また、文献史料において明清時代から民国期には存在が確認されるものの、各種先行研究においては言及されていなかった八家巷清真寺が、現存していないことも確認できた。
 さらには、昨夏の訪問時には見られなかったいくつかの現象が確認された。その1つとして、「回民街」の観光開発が進んでいたことがある。これまで「回民街」は、確かに多くの国内外の観光客が訪れる地域であったものの、地図上にその名称がはっきりと記されることもなく、観光ガイドブックにその名が記されることはなかった。しかしながら、現在では、「『回坊(回民街の現地での名称の1つ)風情街』はみなさまのお越しをお待ちしております」と書かれた看板が掲げられ、「回坊民族特産商城」と名づけられた市場が新たに開かれていた。これなどは「回民街」の観光開発の現れと考えられるが、それがもたらす変化とともに検討していく必要があると考えられる。
またもう1つには、この「回民街」の南に隣接する場所に、土地の守り神を祭る城隍廟が建てられていたことが挙げられる。訪問した日には、ちょうど廟の縁日ともいえる廟会が開催されていたが、そこには回族の姿も見られた。この地に城隍廟が建設されることに対して、周囲に住む回族がどのような意識を持っているかは非常に興味深いものがある。

<受け入れ先との打ち合わせにより得られた成果>
陜西師範大学西北環境と経済社会発展研究センターにおける打ち合わせにより、今秋以降に予定している長期調査の際、同センターの高級訪問学者として受け入れていただけることが確定した。
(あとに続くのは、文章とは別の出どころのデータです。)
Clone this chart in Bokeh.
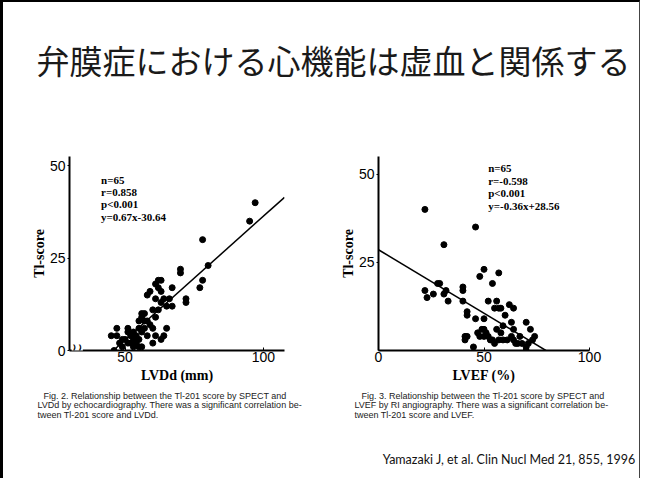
from bokeh.plotting import figure
from bokeh.layouts import column, row
from bokeh.models import FixedTicker, Range1d, Label
from bokeh.embed import file_html
from bokeh.resources import INLINE
from bokeh.core.properties import value

# ---------------- data ----------------
title_text = "弁膜症における心機能は虚血と関係する"

# Fig. 2: LVDd (mm) vs Tl-score
lvdd = [97, 95, 78, 80, 70, 70, 78, 77, 72, 72, 67, 67,
        62, 63, 61, 62, 63, 59, 58, 64, 66, 61, 63, 65,
        56, 57, 56, 57, 55, 58, 61, 60, 62, 59, 57, 55, 60, 65, 64, 63, 61, 60,
        45, 47, 47, 51, 51, 50, 51, 52, 53, 54, 52, 54, 55, 56, 56, 49, 53, 46,
        53, 49, 58, 55, 48]
tl_lvdd = [40, 35, 30, 23, 22, 21, 19, 17, 14, 13, 17, 12,
           19, 19, 18, 17, 16, 16, 15, 14, 14, 14, 13, 12,
           10, 10, 9, 8, 8, 8, 9, 11, 11, 7, 6, 6, 6, 6, 4, 3, 4, 2,
           4, 6, 4, 6, 5, 3, 2, 2, 3, 4, 4, 2, 3, 1, 5, 1, 1, 0,
           5, 3, 4, 1, 2]

# Fig. 3: LVEF (%) vs Tl-score
lvef = [22, 46, 31, 50, 48, 57, 54, 28, 29, 22, 23, 26, 32, 31, 33, 40, 40, 40,
        42, 42, 46, 50, 52, 56, 55, 57, 58, 62, 60, 64, 59, 63, 64, 70, 72, 74,
        49, 50, 51, 52, 53, 54, 55, 56, 57, 59, 41, 41, 42, 45, 64, 65, 66, 70,
        70, 67, 68, 73, 50, 48, 63, 58, 47, 61, 71]
tl_lvef = [40, 35, 30, 23, 21, 22, 19, 19, 19, 17, 15, 16, 17, 16, 14, 18, 17, 14,
           11, 10, 9, 9, 14, 14, 12, 12, 12, 13, 10, 12, 7, 8, 6, 8, 6, 4,
           6, 6, 5, 4, 3, 3, 2, 6, 3, 3, 4, 3, 4, 1, 3, 2, 2, 1,
           0, 4, 2, 3, 4, 4, 4, 5, 5, 3, 2]

fit_lvdd = (0.67, -30.64)
fit_lvef = (-0.36, 28.56)

stats_lvdd = ["n=65", "r=0.858", "p<0.001", "y=0.67x-30.64"]
stats_lvef = ["n=65", "r=-0.598", "p<0.001", "y=-0.36x+28.56"]

xticks_lvdd = [50, 100]
yticks_lvdd = [0, 25, 50]
xticks_lvef = [0, 50, 100]
yticks_lvef = [25, 50]

caption_lvdd = ["Fig. 2.  Relationship between the Tl-201 score by SPECT and",
                "LVDd by echocardiography. There was a significant correlation be-",
                "tween Tl-201 score and LVDd."]
caption_lvef = ["Fig. 3.  Relationship between the Tl-201 score by SPECT and",
                "LVEF by RI angiography. There was a significant correlation be-",
                "tween Tl-201 score and LVEF."]
citation = "Yamazaki J, et al. Clin Nucl Med 21, 855, 1996"

W = 632
SERIF = "Liberation Serif"
SANS = "Liberation Sans"


def blank(width, height):
    f = figure(width=width, height=height, x_range=Range1d(0, width),
               y_range=Range1d(height, 0), output_backend="svg",
               toolbar_location=None, min_border=0)
    f.axis.visible = False
    f.grid.visible = False
    f.outline_line_color = None
    return f


def style_axes(p, xt, yt, xlabel):
    p.grid.visible = False
    p.outline_line_color = None
    p.xaxis.ticker = FixedTicker(ticks=xt)
    p.yaxis.ticker = FixedTicker(ticks=yt)
    p.xaxis.axis_label = xlabel
    p.yaxis.axis_label = "Tl-score"
    for ax in (p.xaxis, p.yaxis):
        ax.axis_line_width = 2
        ax.axis_line_color = "black"
        ax.minor_tick_line_color = None
        ax.major_tick_line_color = "black"
        ax.major_tick_line_width = 1
        ax.major_label_text_font = SANS
        ax.major_label_text_font_size = "14px"
        ax.major_label_text_color = "black"
        ax.major_label_text_line_height = 1.0
        ax.axis_label_text_font = SERIF
        ax.axis_label_text_font_style = "bold"
        ax.axis_label_text_font_size = "14px"
        ax.axis_label_text_color = "black"
        ax.axis_label_text_line_height = 1.0
    p.xaxis.major_tick_in = 3
    p.xaxis.major_tick_out = 0
    p.xaxis.major_label_standoff = 1
    p.xaxis.axis_label_standoff = 3
    p.yaxis.major_tick_in = 0
    p.yaxis.major_tick_out = 2
    p.yaxis.major_label_standoff = 2
    p.yaxis.axis_label_standoff = 0


def stats(p, lines, x, ys):
    for t, y in zip(lines, ys):
        p.add_layout(Label(x=x, y=y, text=t, text_font=SERIF, text_font_style="bold",
                           text_font_size="11px", text_color="black",
                           text_baseline="middle"))


# ---------------- title ----------------
top = blank(W, 140)
top.text(x=[326], y=[53], text=[title_text], text_font=value("Noto Sans CJK JP"),
         text_font_size="33px", text_align="center", text_baseline="middle",
         text_color="#1a1a1a")

# ---------------- Fig. 2 ----------------
x0_lvdd, x1_lvdd = 29.9, 107.6
p1 = figure(width=318, height=240, x_range=Range1d(x0_lvdd, x1_lvdd),
            y_range=Range1d(0, 52.5), output_backend="svg", toolbar_location=None,
            min_border_left=62, min_border_right=41, min_border_top=5,
            min_border_bottom=36)
style_axes(p1, xticks_lvdd, yticks_lvdd, "LVDd (mm)")
root1 = -fit_lvdd[1] / fit_lvdd[0]
p1.line([root1, x1_lvdd], [fit_lvdd[0] * root1 + fit_lvdd[1], fit_lvdd[0] * x1_lvdd + fit_lvdd[1]],
        line_color="black", line_width=1.5)
p1.scatter(lvdd, tl_lvdd, size=6, color="black")
stats(p1, stats_lvdd, 41.3, [46.2, 43.0, 39.6, 36.1])
p1.add_layout(Label(x=x0_lvdd + 2.8, y=0.3, text="\u2240\u2240", text_font="DejaVu Sans",
                    text_font_size="15px", text_color="black", text_align="center",
                    text_baseline="middle", background_fill_color="white"))

# ---------------- Fig. 3 ----------------
p2 = figure(width=314, height=240, x_range=Range1d(0, 100), y_range=Range1d(0, 55),
            output_backend="svg", toolbar_location=None,
            min_border_left=53, min_border_right=50, min_border_top=10,
            min_border_bottom=36)
style_axes(p2, xticks_lvef, yticks_lvef, "LVEF (%)")
root2 = -fit_lvef[1] / fit_lvef[0]
p2.line([0, root2], [fit_lvef[1], fit_lvef[0] * root2 + fit_lvef[1]],
        line_color="black", line_width=1.5)
p2.scatter(lvef, tl_lvef, size=6, color="black")
stats(p2, stats_lvef, 52.0, [51.6, 48.1, 44.6, 41.1])

# ---------------- captions ----------------
bot = blank(W, 92)
cap_y = [9, 18.5, 28]
bot.text(x=[36, 30, 30], y=cap_y, text=caption_lvdd, text_font=value(SANS),
         text_font_size="9px", text_baseline="middle", text_color="#222")
bot.text(x=[354, 347, 347], y=cap_y, text=caption_lvef, text_font=value(SANS),
         text_font_size="9px", text_baseline="middle", text_color="#222")
bot.text(x=[628], y=[73], text=[citation], text_font=value("Lato"),
         text_font_size="12.5px", text_align="right", text_baseline="middle",
         text_color="#111")

layout = column(top, row(p1, p2), bot,
                styles={"border-left": "3px solid black", "border-top": "2px solid black",
                        "border-right": "1px solid #444", "background-color": "white",
                        "padding-left": "4px", "padding-top": "4px"})

open("out.html", "w").write(file_html(layout, INLINE))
さらにその際の諸条件(費用・手続方法など)の詳細についても確認することができた。

<現地研究者との交流>
陜西師範大学西北環境と経済社会発展研究センターの紹介により面会することのできた同西北民族研究センターの回族研究者は、自身も回族であり、これまで広州の回族コミュニティを調査してきたとのことであった。西安の回族についてはまだ調査・研究は始めていないとのことであったが、中国の回族全般、とくに都市の回族コミュニティにおいて調査をする際に有用な情報を提供していただいた。 また、懇談を行うことができた西安市政府の役人、現地伝統演劇研究者からは、今後「回民街」を調査していく上で必要になる、インフォーマントについての情報を提供していただくことができた。 上記のように、今回の事業を実施することにより、今後西安「回民街」を調査するために必要なデータを集め、整理することができた。またインフォーマントについての情報も多数収拾することができたことから、今後の長期調査につながる、大きな収穫があったといえる。

 

6.本事業について
    今回の事業に参加したことにより、昨夏の基礎調査時に確認できなかったことを再確認することができた。海外でのフィールドワークを実施する際には、移動や宿泊などで費用がかかるため、常にその資金をどう捻出するかに頭を悩ませることとなる。そのことからも、本事業のような支援プログラムの存在はたいへんありがたい。
しかしながら、今年は2月中旬が春節ということもあり、春節中はインフォーマントも帰省などで不在なことが多いことから、現地への渡航時期を2月末にずらさざるを得なかった。これにより、せっかく準備いただいている支援内容を十分に活用することができなかったのが残念だった。フィールドによってはいろいろと事情が異なることもあるため、本事業の実施時期についてはもう少し柔軟な対応をいただければと思う。今後もこのような、多くの学生が参加できる事業を継続していただけることを願っている。